Third, we are continuing to search for ways to streamline our procedures.  I have revitalized a committee of judges called the Judicial Practices Working Group, giving it a mandate to develop and analyze proposals to shorten trials and speed the hearing of appeals.  The Prosecutor has recently circulated a group of proposals with the same goal in mind, and the judges are actively considering and reshaping a number of them.  The Rules Committee of the judges has some of these proposals under active consideration.  The Committee will recommend a package of reforms aimed at improving the rules of disclosure, pre-trial management, and presentation of evidence to the judges’ regular plenary meeting in December.  The purpose is to balance the interests of the Prosecutor and the accused so that the task of the former is manageable while the rights of the latter to a fair trial remain protected.

Mr. President, excellencies, ladies and gentlemen, 10 years ago, the Security Council created the ICTY with the goal of bringing an end to impunity for mass atrocities and serious violations of international humanitarian law.  During that decade, with the constant support of this Assembly, the Tribunal has made a fundamental and lasting contribution to bringing justice to the peoples of the former Yugoslavia by bringing to account a considerable number of accused of high rank.

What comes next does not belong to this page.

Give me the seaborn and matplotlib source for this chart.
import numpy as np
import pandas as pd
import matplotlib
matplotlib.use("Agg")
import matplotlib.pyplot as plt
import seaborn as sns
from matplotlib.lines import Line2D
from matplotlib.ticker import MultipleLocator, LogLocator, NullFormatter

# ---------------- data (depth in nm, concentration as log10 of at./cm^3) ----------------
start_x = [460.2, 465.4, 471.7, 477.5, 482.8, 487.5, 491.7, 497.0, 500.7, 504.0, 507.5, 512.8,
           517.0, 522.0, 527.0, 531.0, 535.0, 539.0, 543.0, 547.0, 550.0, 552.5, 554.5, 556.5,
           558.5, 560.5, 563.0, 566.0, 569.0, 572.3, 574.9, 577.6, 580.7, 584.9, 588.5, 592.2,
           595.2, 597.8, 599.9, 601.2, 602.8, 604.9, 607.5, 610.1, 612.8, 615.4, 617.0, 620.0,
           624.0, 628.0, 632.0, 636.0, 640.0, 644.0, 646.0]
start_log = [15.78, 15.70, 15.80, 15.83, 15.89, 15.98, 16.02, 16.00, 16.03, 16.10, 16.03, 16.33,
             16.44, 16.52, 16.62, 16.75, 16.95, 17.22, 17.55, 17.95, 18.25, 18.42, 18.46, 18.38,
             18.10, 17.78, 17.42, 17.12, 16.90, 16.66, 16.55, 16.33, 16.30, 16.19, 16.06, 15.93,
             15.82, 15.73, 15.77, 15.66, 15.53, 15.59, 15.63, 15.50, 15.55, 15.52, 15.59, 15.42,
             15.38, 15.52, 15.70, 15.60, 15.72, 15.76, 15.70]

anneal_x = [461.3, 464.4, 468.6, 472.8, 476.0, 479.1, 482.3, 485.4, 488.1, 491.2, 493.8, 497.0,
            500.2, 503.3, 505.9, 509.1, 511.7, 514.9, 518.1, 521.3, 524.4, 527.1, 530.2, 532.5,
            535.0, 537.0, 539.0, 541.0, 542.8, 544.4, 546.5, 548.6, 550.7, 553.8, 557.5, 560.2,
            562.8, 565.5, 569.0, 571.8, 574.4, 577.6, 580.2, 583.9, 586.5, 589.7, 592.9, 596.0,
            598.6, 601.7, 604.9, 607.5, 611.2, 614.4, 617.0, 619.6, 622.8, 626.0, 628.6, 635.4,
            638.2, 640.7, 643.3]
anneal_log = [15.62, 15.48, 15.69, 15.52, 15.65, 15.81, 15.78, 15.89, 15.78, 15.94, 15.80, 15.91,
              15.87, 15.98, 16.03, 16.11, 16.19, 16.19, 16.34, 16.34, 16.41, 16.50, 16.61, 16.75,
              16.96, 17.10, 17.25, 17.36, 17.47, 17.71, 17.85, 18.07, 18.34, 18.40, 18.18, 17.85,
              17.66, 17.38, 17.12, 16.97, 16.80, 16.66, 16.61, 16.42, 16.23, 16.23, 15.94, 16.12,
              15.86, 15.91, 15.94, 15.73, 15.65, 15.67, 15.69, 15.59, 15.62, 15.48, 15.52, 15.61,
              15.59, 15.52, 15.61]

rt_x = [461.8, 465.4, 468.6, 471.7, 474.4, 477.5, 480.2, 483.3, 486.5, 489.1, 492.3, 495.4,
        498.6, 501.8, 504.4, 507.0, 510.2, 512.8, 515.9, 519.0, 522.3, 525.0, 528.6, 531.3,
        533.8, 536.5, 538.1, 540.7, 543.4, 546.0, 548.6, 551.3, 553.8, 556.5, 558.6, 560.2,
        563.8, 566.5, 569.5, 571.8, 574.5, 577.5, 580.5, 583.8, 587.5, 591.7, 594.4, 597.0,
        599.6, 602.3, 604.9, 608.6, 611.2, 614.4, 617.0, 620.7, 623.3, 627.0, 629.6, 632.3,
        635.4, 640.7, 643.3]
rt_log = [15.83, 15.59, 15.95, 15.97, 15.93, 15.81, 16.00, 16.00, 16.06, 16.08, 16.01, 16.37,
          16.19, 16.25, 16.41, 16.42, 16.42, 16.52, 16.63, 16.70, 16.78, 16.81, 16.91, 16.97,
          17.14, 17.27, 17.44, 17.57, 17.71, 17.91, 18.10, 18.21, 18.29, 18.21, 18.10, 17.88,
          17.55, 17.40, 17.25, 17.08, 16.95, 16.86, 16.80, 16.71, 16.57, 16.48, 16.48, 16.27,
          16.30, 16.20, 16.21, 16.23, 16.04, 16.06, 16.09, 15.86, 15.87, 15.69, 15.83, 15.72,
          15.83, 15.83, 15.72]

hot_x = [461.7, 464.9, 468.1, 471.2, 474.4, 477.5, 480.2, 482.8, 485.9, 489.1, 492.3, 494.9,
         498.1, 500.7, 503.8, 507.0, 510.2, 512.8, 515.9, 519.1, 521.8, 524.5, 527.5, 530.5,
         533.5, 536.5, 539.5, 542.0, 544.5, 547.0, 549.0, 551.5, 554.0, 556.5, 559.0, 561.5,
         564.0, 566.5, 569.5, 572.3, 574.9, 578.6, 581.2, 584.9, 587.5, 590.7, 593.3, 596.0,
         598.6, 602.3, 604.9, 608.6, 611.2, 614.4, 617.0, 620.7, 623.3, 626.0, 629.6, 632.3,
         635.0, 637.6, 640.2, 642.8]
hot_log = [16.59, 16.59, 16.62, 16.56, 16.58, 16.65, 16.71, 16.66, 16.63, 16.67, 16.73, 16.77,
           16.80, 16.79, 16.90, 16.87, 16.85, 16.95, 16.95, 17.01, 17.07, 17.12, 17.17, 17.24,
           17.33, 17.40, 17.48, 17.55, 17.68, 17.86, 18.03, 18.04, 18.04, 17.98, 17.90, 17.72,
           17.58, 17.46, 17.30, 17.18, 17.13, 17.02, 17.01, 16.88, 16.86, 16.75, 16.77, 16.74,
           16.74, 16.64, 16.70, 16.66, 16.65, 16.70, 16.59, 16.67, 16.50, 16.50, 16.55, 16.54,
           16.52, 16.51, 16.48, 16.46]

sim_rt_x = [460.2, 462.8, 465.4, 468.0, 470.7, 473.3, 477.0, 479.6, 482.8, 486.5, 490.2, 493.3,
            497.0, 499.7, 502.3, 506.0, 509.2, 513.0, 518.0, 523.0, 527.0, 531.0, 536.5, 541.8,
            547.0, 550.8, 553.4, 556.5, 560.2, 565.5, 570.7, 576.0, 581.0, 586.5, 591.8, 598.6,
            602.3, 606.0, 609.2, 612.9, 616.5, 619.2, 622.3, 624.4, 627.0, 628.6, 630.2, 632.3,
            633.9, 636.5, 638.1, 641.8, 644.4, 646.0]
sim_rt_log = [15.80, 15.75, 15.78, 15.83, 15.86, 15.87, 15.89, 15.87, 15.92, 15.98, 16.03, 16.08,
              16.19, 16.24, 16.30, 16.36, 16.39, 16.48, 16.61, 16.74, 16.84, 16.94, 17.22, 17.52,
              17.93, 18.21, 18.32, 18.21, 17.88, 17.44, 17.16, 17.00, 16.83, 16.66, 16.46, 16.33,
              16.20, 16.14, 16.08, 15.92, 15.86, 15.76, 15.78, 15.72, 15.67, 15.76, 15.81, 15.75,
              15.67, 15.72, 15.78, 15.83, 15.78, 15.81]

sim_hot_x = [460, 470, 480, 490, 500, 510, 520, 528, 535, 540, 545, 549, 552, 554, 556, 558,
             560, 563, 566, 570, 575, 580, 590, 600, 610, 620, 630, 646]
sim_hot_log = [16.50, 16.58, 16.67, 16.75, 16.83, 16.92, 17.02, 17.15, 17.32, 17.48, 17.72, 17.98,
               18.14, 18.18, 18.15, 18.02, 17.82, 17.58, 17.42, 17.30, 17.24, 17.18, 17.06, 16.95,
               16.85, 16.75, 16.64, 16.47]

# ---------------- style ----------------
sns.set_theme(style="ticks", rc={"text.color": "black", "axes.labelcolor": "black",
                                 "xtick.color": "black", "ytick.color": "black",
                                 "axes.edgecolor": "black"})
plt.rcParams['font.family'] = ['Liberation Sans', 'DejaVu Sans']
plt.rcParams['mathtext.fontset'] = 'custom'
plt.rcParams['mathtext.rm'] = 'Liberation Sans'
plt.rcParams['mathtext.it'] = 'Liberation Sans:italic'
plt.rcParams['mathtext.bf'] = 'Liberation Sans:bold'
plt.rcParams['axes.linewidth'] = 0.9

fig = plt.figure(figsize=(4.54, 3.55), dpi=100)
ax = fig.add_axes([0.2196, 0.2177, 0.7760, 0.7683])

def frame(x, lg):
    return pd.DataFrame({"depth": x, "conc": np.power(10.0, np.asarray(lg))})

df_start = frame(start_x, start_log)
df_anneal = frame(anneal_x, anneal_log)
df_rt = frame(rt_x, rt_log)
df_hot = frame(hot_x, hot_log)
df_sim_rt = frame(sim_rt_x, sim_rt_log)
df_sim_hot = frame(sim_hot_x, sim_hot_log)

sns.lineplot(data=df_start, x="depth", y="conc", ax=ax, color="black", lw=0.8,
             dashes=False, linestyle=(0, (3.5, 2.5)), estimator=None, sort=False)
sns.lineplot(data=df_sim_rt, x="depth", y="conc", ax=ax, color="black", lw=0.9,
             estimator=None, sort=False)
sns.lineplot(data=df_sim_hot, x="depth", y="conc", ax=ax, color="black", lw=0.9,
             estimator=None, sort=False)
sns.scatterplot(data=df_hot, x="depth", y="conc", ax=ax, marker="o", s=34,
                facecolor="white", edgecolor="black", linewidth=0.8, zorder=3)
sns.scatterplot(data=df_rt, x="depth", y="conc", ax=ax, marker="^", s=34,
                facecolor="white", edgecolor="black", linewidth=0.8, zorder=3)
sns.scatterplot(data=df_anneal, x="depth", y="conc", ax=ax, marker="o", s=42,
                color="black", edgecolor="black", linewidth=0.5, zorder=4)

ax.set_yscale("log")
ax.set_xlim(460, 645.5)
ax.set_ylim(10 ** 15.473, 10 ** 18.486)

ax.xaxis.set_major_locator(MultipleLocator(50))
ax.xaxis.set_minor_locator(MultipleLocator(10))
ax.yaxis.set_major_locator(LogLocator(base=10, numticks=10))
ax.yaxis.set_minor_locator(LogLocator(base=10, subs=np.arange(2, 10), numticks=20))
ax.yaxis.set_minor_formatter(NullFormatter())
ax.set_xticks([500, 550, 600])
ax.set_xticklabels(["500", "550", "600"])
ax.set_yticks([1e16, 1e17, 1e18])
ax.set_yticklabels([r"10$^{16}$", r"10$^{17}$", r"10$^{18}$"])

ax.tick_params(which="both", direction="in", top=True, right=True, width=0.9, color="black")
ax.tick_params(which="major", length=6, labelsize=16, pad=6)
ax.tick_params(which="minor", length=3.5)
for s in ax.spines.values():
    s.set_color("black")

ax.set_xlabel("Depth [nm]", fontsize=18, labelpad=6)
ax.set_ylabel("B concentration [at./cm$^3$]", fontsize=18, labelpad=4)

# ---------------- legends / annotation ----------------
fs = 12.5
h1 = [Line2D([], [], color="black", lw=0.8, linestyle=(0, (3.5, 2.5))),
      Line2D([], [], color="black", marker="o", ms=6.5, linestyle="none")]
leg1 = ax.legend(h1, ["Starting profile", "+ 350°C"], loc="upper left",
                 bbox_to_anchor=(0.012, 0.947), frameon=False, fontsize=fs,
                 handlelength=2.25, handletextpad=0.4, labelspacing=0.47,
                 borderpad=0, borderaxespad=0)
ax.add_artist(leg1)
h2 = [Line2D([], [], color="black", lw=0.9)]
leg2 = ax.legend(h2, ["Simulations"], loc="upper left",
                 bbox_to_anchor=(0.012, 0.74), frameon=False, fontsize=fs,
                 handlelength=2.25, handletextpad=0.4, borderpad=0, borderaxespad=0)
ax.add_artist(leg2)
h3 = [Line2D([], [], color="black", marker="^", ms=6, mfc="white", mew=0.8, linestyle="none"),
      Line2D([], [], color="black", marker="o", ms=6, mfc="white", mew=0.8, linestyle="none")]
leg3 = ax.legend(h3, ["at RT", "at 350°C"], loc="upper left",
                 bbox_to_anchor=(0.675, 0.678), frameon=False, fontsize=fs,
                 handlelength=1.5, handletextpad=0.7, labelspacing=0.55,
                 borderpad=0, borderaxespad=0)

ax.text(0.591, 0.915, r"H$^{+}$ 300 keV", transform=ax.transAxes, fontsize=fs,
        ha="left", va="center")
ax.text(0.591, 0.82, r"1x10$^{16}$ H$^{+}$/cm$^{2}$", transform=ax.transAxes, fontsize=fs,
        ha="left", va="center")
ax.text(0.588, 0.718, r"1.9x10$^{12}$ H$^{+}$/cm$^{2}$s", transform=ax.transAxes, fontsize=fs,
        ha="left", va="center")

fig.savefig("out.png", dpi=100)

Ensuring that justice is done requires skilful work not only of the Tribunal’s judges but also of its staff.  Particularly as the completion of the Tribunal’s work comes into sight, it will be more and more difficult to retain and attract staff of the highest calibre unless opportunities for advancement are made available.  The creation of additional criminal jurisdictions creates additional pressure in this regard.  I hope the members of this Assembly, and of the Security Council, will recognize the importance of this issue and support our proposals to address it.

If we are to complete our mission in a timely fashion, we must have the support not only of this Assembly as a collectivity but also of each and every one of its members, especially the States of the former Yugoslavia.  Fugitives must be arrested, above all Radovan Karad`ić and Ratko Mladić, as well as Ante Gotovina.  Evidence must be turned over promptly.  Only then will the Tribunal be able to complete the important mission assigned to it by the Security Council a decade ago.